→ **Written exercise**
Your task is to repeat the lines below exactly, excluding any pictures they contain.
-------- Data block
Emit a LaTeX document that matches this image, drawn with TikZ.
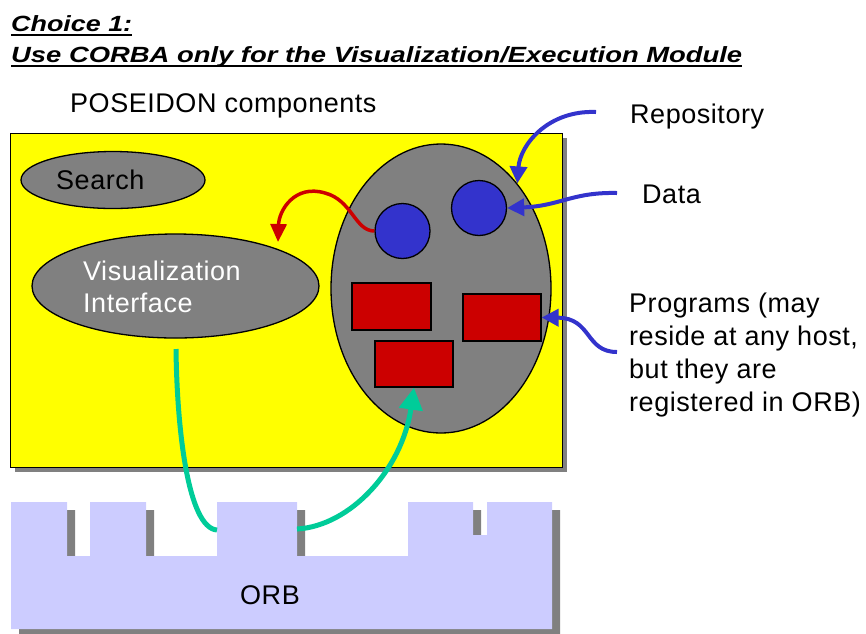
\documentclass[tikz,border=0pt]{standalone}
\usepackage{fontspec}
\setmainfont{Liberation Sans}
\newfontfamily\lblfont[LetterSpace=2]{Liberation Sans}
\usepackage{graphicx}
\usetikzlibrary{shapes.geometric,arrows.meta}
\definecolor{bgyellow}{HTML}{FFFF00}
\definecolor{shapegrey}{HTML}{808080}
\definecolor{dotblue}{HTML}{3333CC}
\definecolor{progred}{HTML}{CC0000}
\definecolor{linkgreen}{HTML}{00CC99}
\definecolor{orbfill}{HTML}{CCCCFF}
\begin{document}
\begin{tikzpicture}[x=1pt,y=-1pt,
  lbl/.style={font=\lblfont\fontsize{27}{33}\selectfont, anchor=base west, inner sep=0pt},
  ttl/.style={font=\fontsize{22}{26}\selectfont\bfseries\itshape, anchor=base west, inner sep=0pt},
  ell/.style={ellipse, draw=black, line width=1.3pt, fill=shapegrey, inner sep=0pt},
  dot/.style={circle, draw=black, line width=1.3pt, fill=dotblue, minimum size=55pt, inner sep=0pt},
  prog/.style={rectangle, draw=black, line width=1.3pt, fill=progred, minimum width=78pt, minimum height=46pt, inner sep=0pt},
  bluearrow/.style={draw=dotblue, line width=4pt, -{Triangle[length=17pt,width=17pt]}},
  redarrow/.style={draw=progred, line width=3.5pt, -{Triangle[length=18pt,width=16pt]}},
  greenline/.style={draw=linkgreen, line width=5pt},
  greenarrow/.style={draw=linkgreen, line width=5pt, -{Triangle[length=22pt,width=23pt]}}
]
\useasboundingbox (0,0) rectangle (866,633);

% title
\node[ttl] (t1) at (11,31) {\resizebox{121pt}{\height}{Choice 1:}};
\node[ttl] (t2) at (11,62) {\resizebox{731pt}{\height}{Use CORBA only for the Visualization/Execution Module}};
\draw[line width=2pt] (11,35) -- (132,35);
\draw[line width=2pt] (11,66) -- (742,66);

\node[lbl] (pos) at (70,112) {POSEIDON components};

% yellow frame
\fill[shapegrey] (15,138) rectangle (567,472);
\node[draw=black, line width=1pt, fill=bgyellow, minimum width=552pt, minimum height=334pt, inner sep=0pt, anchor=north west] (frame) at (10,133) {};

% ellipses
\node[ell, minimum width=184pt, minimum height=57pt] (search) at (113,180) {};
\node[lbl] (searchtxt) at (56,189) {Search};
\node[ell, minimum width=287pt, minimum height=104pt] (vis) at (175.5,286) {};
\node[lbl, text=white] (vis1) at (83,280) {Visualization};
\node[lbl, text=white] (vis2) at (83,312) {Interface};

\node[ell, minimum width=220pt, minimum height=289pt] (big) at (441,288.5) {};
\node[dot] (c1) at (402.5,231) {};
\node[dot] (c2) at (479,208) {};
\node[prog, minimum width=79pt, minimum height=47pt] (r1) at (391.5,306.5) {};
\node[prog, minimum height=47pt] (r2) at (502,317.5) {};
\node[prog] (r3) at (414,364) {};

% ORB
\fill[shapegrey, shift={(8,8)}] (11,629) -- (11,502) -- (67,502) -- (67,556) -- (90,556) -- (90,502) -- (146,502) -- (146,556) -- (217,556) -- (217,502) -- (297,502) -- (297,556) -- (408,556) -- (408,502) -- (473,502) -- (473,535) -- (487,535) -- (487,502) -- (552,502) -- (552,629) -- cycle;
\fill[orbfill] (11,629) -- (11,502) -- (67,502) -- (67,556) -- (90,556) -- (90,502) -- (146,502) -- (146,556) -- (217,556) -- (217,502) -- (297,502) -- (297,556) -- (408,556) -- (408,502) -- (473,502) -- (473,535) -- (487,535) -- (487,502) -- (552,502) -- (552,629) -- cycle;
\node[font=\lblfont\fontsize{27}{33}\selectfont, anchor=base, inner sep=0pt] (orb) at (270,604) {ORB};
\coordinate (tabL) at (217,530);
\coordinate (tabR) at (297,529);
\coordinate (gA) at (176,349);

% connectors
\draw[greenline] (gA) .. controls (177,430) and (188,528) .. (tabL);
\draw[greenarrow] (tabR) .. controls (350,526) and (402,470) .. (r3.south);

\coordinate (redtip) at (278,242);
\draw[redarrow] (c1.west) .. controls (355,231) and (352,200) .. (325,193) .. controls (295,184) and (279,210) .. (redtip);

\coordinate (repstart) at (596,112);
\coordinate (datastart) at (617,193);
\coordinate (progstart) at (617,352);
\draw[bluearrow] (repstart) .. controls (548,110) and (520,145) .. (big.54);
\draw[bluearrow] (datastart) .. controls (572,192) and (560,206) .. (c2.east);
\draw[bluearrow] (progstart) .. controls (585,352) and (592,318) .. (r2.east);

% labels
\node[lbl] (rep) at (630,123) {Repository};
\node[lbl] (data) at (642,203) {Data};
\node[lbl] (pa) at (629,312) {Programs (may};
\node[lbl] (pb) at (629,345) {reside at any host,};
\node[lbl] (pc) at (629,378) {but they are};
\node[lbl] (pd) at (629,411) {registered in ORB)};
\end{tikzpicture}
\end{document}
----------------
→ **Answer to this task**
Emit a LaTeX document that matches this image, drawn with TikZ.
\documentclass[tikz,border=0pt]{standalone}
\usepackage{fontspec}
\setmainfont{Liberation Sans}
\newfontfamily\lblfont[LetterSpace=2]{Liberation Sans}
\usepackage{graphicx}
\usetikzlibrary{shapes.geometric,arrows.meta}
\definecolor{bgyellow}{HTML}{FFFF00}
\definecolor{shapegrey}{HTML}{808080}
\definecolor{dotblue}{HTML}{3333CC}
\definecolor{progred}{HTML}{CC0000}
\definecolor{linkgreen}{HTML}{00CC99}
\definecolor{orbfill}{HTML}{CCCCFF}
\begin{document}
\begin{tikzpicture}[x=1pt,y=-1pt,
  lbl/.style={font=\lblfont\fontsize{27}{33}\selectfont, anchor=base west, inner sep=0pt},
  ttl/.style={font=\fontsize{22}{26}\selectfont\bfseries\itshape, anchor=base west, inner sep=0pt},
  ell/.style={ellipse, draw=black, line width=1.3pt, fill=shapegrey, inner sep=0pt},
  dot/.style={circle, draw=black, line width=1.3pt, fill=dotblue, minimum size=55pt, inner sep=0pt},
  prog/.style={rectangle, draw=black, line width=1.3pt, fill=progred, minimum width=78pt, minimum height=46pt, inner sep=0pt},
  bluearrow/.style={draw=dotblue, line width=4pt, -{Triangle[length=17pt,width=17pt]}},
  redarrow/.style={draw=progred, line width=3.5pt, -{Triangle[length=18pt,width=16pt]}},
  greenline/.style={draw=linkgreen, line width=5pt},
  greenarrow/.style={draw=linkgreen, line width=5pt, -{Triangle[length=22pt,width=23pt]}}
]
\useasboundingbox (0,0) rectangle (866,633);

% title
\node[ttl] (t1) at (11,31) {\resizebox{121pt}{\height}{Choice 1:}};
\node[ttl] (t2) at (11,62) {\resizebox{731pt}{\height}{Use CORBA only for the Visualization/Execution Module}};
\draw[line width=2pt] (11,35) -- (132,35);
\draw[line width=2pt] (11,66) -- (742,66);

\node[lbl] (pos) at (70,112) {POSEIDON components};

% yellow frame
\fill[shapegrey] (15,138) rectangle (567,472);
\node[draw=black, line width=1pt, fill=bgyellow, minimum width=552pt, minimum height=334pt, inner sep=0pt, anchor=north west] (frame) at (10,133) {};

% ellipses
\node[ell, minimum width=184pt, minimum height=57pt] (search) at (113,180) {};
\node[lbl] (searchtxt) at (56,189) {Search};
\node[ell, minimum width=287pt, minimum height=104pt] (vis) at (175.5,286) {};
\node[lbl, text=white] (vis1) at (83,280) {Visualization};
\node[lbl, text=white] (vis2) at (83,312) {Interface};

\node[ell, minimum width=220pt, minimum height=289pt] (big) at (441,288.5) {};
\node[dot] (c1) at (402.5,231) {};
\node[dot] (c2) at (479,208) {};
\node[prog, minimum width=79pt, minimum height=47pt] (r1) at (391.5,306.5) {};
\node[prog, minimum height=47pt] (r2) at (502,317.5) {};
\node[prog] (r3) at (414,364) {};

% ORB
\fill[shapegrey, shift={(8,8)}] (11,629) -- (11,502) -- (67,502) -- (67,556) -- (90,556) -- (90,502) -- (146,502) -- (146,556) -- (217,556) -- (217,502) -- (297,502) -- (297,556) -- (408,556) -- (408,502) -- (473,502) -- (473,535) -- (487,535) -- (487,502) -- (552,502) -- (552,629) -- cycle;
\fill[orbfill] (11,629) -- (11,502) -- (67,502) -- (67,556) -- (90,556) -- (90,502) -- (146,502) -- (146,556) -- (217,556) -- (217,502) -- (297,502) -- (297,556) -- (408,556) -- (408,502) -- (473,502) -- (473,535) -- (487,535) -- (487,502) -- (552,502) -- (552,629) -- cycle;
\node[font=\lblfont\fontsize{27}{33}\selectfont, anchor=base, inner sep=0pt] (orb) at (270,604) {ORB};
\coordinate (tabL) at (217,530);
\coordinate (tabR) at (297,529);
\coordinate (gA) at (176,349);

% connectors
\draw[greenline] (gA) .. controls (177,430) and (188,528) .. (tabL);
\draw[greenarrow] (tabR) .. controls (350,526) and (402,470) .. (r3.south);

\coordinate (redtip) at (278,242);
\draw[redarrow] (c1.west) .. controls (355,231) and (352,200) .. (325,193) .. controls (295,184) and (279,210) .. (redtip);

\coordinate (repstart) at (596,112);
\coordinate (datastart) at (617,193);
\coordinate (progstart) at (617,352);
\draw[bluearrow] (repstart) .. controls (548,110) and (520,145) .. (big.54);
\draw[bluearrow] (datastart) .. controls (572,192) and (560,206) .. (c2.east);
\draw[bluearrow] (progstart) .. controls (585,352) and (592,318) .. (r2.east);

% labels
\node[lbl] (rep) at (630,123) {Repository};
\node[lbl] (data) at (642,203) {Data};
\node[lbl] (pa) at (629,312) {Programs (may};
\node[lbl] (pb) at (629,345) {reside at any host,};
\node[lbl] (pc) at (629,378) {but they are};
\node[lbl] (pd) at (629,411) {registered in ORB)};
\end{tikzpicture}
\end{document}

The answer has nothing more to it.